I'm just in the beginning design stages of this set (probably will take me 10 years to build the way I get projects done) so I have lots of time for tweaking and adjusting final aesthetics.


----------



## cabinetman (Jul 5, 2007)

There's no formula that I know of to figure bd ft. I do it the same way with most projects. I draw a full scale version, and do a take off of the parts needed. And, from that, I can figure for several chairs. As always, I usually figure 20%-25% overage...JIC.

















.


----------



## rrbrown (Feb 15, 2009)

frankp said:


> I'm just in the beginning design stages of this set (probably will take me 10 years to build the way I get projects done) so I have lots of time for tweaking and adjusting final aesthetics.


Wow 10 years.

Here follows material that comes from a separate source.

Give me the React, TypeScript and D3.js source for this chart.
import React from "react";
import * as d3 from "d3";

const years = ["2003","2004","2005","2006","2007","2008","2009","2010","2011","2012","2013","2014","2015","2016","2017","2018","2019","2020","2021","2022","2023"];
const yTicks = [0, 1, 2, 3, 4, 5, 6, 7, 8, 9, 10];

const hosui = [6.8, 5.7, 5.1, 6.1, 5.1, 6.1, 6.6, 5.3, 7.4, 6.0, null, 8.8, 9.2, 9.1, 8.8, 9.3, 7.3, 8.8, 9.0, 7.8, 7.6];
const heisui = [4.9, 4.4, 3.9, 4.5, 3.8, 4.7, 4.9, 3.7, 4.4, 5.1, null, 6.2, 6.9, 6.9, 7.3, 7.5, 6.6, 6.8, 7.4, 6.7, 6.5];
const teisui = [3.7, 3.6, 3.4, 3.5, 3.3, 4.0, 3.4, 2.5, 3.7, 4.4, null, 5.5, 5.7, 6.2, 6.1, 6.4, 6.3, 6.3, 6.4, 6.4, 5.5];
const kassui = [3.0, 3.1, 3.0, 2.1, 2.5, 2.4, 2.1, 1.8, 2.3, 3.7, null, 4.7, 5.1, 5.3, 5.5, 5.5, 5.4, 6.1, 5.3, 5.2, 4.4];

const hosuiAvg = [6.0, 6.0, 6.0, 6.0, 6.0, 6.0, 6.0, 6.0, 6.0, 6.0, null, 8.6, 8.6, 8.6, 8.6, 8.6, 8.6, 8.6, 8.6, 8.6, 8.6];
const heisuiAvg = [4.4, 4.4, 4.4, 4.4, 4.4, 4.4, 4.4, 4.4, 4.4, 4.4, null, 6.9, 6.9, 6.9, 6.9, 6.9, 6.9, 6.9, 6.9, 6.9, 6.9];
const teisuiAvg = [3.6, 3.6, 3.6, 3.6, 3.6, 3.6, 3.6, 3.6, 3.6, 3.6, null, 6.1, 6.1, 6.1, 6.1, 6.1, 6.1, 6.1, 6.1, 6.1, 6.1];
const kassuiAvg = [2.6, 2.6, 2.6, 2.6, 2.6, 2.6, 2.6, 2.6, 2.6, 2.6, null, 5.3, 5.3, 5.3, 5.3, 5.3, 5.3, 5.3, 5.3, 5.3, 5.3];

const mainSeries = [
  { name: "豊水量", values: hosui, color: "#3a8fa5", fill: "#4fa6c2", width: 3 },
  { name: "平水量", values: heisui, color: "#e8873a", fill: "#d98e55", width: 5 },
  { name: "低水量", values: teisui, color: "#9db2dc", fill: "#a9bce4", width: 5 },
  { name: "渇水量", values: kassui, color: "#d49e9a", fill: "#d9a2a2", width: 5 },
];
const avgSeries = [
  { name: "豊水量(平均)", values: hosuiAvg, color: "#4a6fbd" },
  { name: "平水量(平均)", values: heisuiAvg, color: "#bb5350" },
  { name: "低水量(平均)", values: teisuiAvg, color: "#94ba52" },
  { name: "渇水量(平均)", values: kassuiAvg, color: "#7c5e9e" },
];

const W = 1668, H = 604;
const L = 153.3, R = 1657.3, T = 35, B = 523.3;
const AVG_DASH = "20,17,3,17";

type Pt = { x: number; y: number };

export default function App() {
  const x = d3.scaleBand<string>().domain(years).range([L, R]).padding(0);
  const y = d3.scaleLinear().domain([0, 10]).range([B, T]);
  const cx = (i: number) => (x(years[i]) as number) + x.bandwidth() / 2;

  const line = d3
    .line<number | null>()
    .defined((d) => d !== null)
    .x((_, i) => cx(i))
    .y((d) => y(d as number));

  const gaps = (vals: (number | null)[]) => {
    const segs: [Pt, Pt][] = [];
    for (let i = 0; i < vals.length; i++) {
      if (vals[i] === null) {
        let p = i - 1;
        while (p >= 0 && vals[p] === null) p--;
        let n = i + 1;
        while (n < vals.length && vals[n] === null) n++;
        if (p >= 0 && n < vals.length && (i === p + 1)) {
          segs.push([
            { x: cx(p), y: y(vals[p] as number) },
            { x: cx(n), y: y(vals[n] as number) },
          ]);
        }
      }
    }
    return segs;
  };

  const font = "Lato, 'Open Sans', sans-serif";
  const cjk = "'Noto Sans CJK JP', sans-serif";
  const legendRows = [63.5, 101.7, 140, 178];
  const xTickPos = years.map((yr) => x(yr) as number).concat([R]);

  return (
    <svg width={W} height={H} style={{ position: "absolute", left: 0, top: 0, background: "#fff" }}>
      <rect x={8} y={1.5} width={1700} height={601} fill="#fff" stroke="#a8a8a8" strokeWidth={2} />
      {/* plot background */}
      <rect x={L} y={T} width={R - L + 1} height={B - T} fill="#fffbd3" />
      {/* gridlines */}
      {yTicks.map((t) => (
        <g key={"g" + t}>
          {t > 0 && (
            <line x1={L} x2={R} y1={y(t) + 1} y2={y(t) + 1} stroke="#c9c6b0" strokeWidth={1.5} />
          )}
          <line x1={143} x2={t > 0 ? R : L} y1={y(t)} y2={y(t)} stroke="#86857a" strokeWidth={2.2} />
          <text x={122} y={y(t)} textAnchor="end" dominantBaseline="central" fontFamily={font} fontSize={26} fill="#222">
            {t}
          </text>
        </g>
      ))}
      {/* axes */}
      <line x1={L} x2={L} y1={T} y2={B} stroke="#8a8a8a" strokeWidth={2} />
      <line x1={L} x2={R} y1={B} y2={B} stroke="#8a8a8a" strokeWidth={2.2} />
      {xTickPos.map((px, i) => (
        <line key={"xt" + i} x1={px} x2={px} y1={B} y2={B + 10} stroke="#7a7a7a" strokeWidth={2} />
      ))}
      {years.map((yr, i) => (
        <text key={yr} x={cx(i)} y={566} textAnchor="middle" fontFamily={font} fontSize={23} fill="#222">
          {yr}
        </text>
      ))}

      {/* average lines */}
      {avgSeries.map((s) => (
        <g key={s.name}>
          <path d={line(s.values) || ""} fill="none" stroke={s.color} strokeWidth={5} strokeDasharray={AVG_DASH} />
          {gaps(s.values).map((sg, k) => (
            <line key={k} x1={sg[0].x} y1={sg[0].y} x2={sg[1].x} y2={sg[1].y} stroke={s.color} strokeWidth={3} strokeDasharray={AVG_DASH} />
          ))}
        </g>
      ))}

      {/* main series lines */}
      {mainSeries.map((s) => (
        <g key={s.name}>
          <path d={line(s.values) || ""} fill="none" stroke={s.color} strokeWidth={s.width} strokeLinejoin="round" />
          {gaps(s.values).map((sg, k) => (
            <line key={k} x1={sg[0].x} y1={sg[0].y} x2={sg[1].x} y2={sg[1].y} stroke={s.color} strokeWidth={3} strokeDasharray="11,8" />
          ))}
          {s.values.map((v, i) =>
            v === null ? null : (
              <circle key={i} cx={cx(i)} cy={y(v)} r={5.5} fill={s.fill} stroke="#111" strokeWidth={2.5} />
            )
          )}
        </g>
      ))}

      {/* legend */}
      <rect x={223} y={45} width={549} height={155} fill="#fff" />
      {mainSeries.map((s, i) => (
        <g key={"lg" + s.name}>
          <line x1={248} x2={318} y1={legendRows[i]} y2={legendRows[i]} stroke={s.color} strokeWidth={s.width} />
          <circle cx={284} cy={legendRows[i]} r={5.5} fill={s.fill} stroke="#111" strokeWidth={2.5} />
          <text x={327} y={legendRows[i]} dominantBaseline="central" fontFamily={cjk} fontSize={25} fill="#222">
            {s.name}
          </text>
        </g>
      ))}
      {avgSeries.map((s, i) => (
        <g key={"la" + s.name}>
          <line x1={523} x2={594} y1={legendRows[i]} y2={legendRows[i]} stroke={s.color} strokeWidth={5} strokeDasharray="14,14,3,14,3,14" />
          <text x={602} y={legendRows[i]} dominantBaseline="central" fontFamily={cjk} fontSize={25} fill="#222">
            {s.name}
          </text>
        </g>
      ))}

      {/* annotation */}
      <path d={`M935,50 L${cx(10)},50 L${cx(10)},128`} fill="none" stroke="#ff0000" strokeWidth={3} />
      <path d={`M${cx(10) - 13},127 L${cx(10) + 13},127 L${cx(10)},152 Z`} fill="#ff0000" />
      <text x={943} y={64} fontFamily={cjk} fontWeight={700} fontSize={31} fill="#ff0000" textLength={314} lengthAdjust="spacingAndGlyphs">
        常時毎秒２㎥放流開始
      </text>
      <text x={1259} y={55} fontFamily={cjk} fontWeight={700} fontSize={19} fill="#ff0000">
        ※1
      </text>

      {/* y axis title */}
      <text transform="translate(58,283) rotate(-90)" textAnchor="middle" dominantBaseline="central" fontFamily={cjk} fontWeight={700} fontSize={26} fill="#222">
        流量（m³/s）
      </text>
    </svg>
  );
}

So your growing and milling your own trees. :laughing:


----------



## frankp (Oct 29, 2007)

Richard, just realistic about the time it takes me to finish large (or even small) projects. I have too many irons in the fire all the time and young children don't help that problem.


----------



## MissionIsMyMission (Apr 3, 2012)

For chairs I normally calculate the dimensions of each individual part and then calculate how to cut it out from the desired material. i.e. 1x8x8 piece of red oak. Then multiply by the number of chairs I'm building.


----------